* [Work required]:
Copy nothing but the part that opens with the line containing "What pgfplots code" and closes with the line containing "(0,0) rectangle (410.5pt,661.5pt);". Do not include pictures.
[Start of Given entries]
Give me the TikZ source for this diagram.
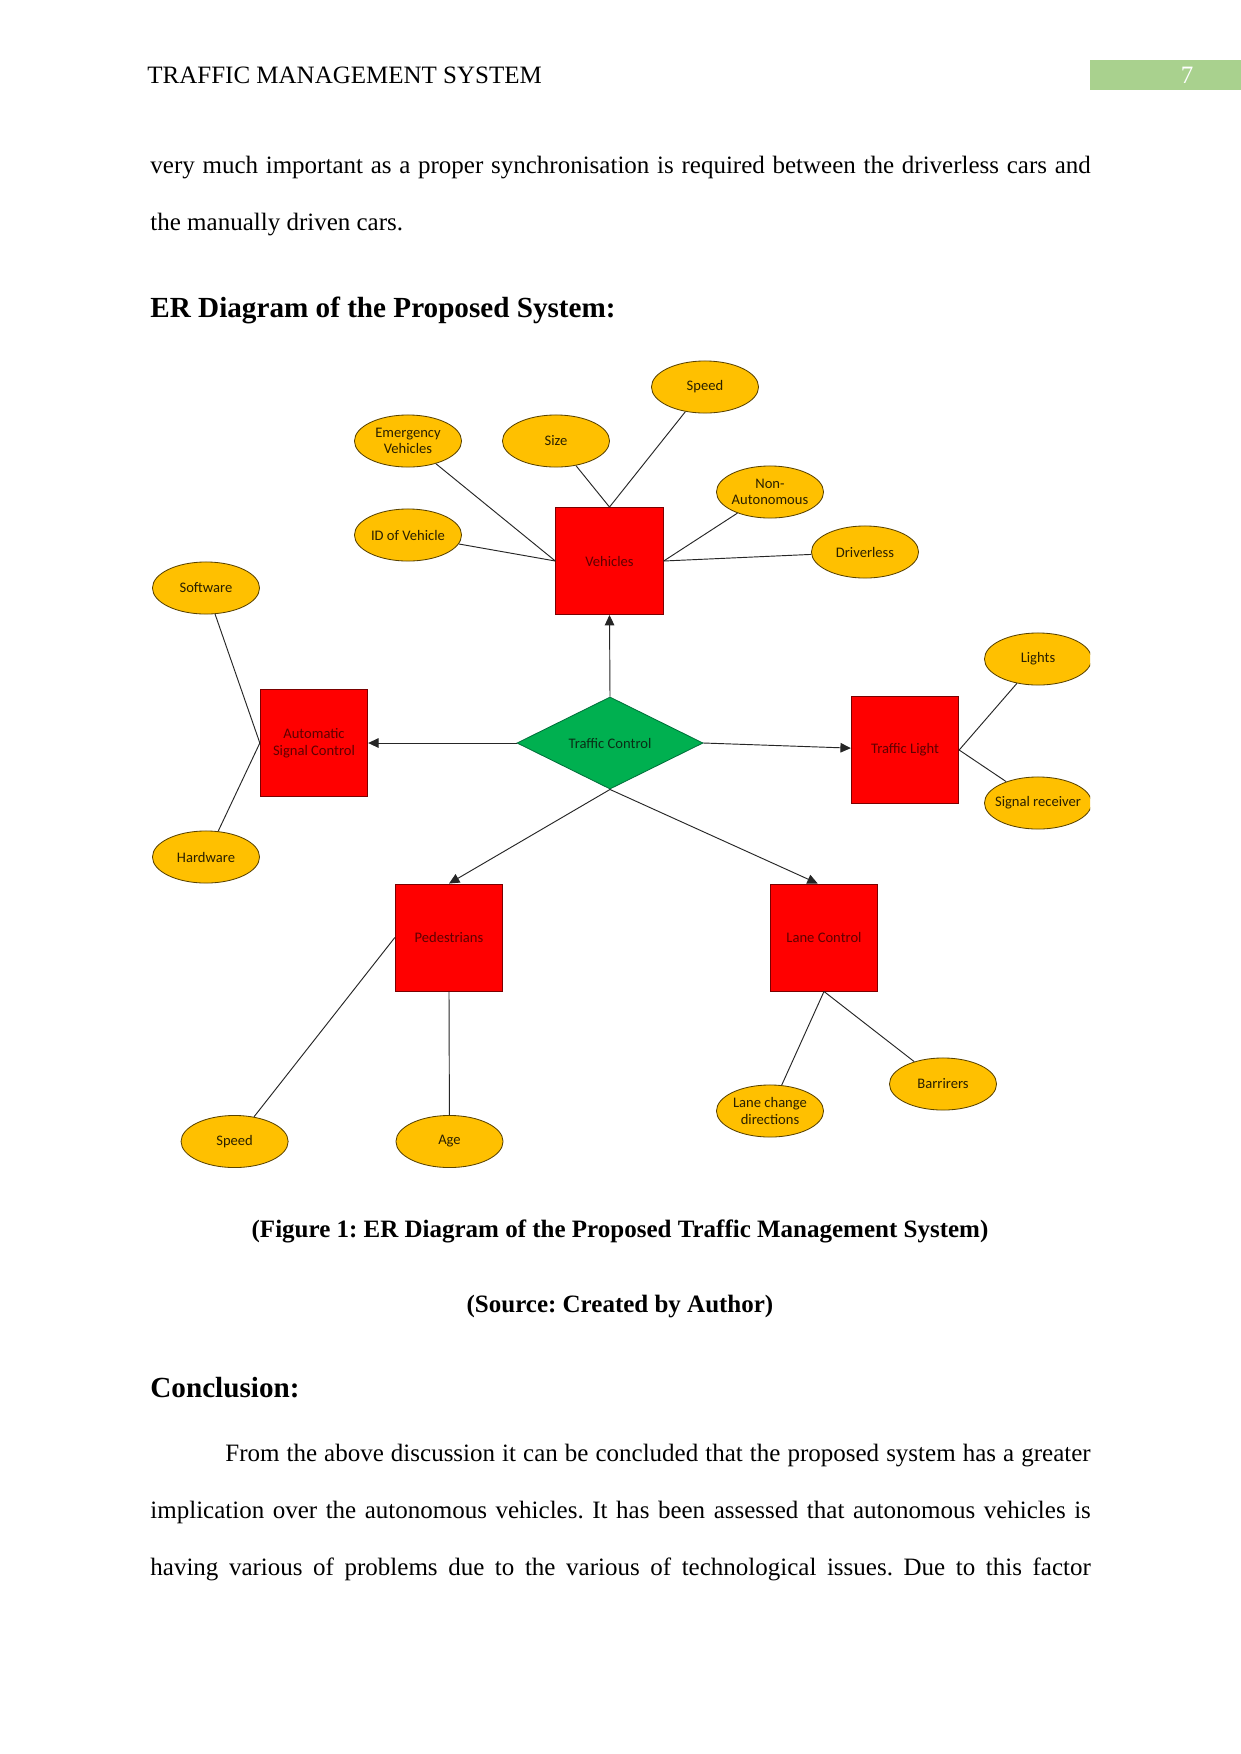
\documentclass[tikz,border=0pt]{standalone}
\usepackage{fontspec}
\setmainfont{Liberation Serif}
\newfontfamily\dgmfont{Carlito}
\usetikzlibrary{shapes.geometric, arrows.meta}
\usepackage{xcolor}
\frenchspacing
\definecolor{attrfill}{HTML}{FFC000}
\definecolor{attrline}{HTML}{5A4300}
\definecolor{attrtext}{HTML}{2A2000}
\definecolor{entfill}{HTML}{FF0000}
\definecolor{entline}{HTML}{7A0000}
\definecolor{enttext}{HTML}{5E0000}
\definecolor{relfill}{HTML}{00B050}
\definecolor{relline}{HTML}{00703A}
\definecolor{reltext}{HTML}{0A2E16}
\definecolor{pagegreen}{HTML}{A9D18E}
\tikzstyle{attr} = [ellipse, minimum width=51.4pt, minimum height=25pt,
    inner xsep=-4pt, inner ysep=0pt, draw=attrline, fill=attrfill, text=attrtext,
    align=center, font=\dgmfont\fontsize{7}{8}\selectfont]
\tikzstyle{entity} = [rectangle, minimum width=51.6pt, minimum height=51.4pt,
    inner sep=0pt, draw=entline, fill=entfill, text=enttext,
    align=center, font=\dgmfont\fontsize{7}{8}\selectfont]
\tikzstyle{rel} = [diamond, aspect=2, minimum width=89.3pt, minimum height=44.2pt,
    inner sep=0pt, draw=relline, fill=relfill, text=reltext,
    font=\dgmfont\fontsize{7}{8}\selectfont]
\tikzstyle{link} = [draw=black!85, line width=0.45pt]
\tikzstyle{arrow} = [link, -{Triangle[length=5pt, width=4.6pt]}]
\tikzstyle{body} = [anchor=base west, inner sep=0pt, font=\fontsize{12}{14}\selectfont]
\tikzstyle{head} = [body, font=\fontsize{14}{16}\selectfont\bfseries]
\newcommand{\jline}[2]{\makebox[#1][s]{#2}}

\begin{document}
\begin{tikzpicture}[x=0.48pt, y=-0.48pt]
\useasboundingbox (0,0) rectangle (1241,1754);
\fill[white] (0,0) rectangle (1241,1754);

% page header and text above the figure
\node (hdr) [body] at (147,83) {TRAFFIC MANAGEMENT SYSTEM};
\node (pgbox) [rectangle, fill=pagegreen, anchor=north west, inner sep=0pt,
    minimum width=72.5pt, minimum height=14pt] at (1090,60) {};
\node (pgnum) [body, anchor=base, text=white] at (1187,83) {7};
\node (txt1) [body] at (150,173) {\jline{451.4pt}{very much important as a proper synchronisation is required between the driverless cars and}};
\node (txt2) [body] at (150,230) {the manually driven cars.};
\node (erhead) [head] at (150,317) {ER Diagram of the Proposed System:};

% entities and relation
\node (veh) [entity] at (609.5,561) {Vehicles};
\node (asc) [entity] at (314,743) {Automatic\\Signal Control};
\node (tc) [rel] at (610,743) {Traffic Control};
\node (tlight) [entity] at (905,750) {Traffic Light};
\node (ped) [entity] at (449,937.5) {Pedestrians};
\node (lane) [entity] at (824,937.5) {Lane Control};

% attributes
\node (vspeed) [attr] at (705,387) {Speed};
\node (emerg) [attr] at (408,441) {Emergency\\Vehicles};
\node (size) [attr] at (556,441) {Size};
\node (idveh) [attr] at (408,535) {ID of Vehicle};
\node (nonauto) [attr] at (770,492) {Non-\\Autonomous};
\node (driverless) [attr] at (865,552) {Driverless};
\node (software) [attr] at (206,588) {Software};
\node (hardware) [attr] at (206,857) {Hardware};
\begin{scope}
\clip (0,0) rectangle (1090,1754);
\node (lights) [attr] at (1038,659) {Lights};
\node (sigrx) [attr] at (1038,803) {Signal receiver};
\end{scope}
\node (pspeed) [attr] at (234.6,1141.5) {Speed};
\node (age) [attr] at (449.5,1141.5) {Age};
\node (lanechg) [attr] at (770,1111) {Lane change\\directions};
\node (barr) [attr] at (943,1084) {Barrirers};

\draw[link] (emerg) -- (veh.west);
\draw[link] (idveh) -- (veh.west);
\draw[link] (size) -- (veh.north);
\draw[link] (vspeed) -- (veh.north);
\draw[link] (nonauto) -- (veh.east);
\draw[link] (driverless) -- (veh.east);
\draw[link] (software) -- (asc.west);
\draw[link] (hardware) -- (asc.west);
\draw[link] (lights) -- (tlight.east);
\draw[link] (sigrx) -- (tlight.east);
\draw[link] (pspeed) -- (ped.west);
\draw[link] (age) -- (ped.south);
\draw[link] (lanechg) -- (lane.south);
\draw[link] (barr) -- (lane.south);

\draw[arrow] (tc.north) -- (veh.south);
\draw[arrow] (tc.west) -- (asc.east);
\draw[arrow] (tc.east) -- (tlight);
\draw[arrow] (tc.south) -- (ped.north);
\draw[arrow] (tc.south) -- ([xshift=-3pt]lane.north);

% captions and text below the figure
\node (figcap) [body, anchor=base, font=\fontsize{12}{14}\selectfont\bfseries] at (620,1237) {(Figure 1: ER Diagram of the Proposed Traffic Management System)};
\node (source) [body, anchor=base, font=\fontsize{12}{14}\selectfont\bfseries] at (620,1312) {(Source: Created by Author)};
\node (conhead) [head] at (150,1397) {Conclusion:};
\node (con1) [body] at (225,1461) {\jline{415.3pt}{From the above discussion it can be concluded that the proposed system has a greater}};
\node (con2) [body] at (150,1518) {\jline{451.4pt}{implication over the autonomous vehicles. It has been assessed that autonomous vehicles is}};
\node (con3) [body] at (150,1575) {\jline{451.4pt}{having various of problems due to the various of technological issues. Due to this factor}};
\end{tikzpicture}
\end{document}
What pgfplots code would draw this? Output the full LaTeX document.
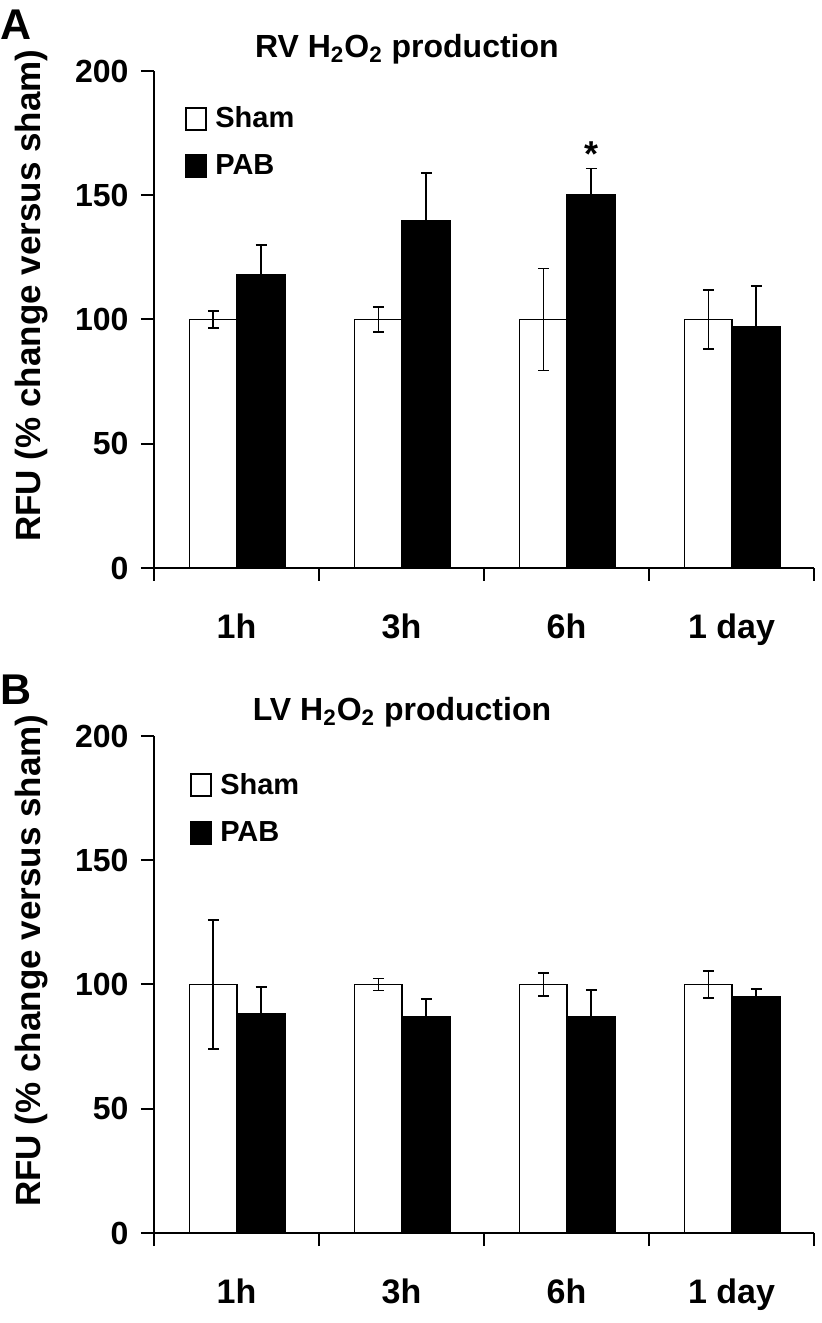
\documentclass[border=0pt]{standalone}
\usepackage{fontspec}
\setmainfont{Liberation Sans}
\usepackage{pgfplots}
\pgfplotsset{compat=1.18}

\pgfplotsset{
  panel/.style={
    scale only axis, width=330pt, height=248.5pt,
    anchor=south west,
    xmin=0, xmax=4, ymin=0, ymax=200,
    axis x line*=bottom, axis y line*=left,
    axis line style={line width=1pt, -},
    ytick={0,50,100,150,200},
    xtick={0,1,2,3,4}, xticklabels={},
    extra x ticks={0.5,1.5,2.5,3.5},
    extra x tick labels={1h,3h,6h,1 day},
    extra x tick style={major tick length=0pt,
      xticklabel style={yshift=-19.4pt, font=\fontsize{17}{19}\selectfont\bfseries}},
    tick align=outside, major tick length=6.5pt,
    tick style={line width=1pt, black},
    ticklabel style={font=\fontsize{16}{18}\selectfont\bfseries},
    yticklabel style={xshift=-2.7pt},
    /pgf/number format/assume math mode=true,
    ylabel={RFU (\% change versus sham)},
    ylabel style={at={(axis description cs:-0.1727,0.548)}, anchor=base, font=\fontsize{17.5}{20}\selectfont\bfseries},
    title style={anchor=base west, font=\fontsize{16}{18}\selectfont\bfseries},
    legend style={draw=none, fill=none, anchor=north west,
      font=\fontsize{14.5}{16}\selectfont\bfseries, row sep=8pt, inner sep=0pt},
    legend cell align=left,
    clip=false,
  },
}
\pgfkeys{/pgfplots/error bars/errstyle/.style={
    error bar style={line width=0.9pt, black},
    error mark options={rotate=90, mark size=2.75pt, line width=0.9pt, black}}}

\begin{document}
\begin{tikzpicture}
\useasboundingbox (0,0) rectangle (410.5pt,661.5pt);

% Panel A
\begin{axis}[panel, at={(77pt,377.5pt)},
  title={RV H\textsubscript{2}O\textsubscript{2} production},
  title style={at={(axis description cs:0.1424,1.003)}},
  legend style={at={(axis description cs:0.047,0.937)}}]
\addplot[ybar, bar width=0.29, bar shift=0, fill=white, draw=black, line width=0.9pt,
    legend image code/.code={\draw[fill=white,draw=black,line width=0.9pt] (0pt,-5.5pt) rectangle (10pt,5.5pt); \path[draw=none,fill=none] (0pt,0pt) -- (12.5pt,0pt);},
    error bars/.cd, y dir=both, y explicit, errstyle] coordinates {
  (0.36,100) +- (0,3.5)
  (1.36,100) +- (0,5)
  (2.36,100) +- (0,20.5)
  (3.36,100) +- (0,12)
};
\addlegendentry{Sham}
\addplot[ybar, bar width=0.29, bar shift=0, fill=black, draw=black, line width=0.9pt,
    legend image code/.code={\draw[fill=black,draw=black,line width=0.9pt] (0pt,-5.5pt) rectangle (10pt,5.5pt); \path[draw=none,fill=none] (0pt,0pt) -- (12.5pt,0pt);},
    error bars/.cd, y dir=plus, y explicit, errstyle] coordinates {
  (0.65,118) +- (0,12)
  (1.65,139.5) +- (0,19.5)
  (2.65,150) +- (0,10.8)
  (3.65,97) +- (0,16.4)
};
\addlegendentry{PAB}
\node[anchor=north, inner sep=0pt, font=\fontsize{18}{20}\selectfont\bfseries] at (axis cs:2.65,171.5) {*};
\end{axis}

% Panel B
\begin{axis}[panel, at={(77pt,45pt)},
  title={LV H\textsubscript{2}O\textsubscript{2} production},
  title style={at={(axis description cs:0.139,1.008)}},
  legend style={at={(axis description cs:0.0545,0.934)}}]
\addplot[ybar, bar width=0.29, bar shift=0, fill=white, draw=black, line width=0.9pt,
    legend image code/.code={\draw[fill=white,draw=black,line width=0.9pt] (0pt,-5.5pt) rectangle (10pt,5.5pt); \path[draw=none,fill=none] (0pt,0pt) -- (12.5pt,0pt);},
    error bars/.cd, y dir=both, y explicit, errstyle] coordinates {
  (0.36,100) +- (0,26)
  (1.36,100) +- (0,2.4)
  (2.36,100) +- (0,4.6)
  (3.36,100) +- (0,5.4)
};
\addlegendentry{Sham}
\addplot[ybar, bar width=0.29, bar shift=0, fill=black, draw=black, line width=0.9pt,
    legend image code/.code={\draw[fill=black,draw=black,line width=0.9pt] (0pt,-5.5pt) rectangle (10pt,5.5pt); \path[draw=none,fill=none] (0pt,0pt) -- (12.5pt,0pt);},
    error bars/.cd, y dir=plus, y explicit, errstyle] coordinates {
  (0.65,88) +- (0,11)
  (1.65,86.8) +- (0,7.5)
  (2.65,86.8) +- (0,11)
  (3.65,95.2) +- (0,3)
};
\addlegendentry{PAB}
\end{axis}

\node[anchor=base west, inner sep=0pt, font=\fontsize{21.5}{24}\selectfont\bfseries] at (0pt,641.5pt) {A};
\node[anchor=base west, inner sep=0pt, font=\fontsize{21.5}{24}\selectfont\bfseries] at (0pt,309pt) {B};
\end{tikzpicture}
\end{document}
[End of Given entries]
* [Output for this task]:
What pgfplots code would draw this? Output the full LaTeX document.
\documentclass[border=0pt]{standalone}
\usepackage{fontspec}
\setmainfont{Liberation Sans}
\usepackage{pgfplots}
\pgfplotsset{compat=1.18}

\pgfplotsset{
  panel/.style={
    scale only axis, width=330pt, height=248.5pt,
    anchor=south west,
    xmin=0, xmax=4, ymin=0, ymax=200,
    axis x line*=bottom, axis y line*=left,
    axis line style={line width=1pt, -},
    ytick={0,50,100,150,200},
    xtick={0,1,2,3,4}, xticklabels={},
    extra x ticks={0.5,1.5,2.5,3.5},
    extra x tick labels={1h,3h,6h,1 day},
    extra x tick style={major tick length=0pt,
      xticklabel style={yshift=-19.4pt, font=\fontsize{17}{19}\selectfont\bfseries}},
    tick align=outside, major tick length=6.5pt,
    tick style={line width=1pt, black},
    ticklabel style={font=\fontsize{16}{18}\selectfont\bfseries},
    yticklabel style={xshift=-2.7pt},
    /pgf/number format/assume math mode=true,
    ylabel={RFU (\% change versus sham)},
    ylabel style={at={(axis description cs:-0.1727,0.548)}, anchor=base, font=\fontsize{17.5}{20}\selectfont\bfseries},
    title style={anchor=base west, font=\fontsize{16}{18}\selectfont\bfseries},
    legend style={draw=none, fill=none, anchor=north west,
      font=\fontsize{14.5}{16}\selectfont\bfseries, row sep=8pt, inner sep=0pt},
    legend cell align=left,
    clip=false,
  },
}
\pgfkeys{/pgfplots/error bars/errstyle/.style={
    error bar style={line width=0.9pt, black},
    error mark options={rotate=90, mark size=2.75pt, line width=0.9pt, black}}}

\begin{document}
\begin{tikzpicture}
\useasboundingbox (0,0) rectangle (410.5pt,661.5pt);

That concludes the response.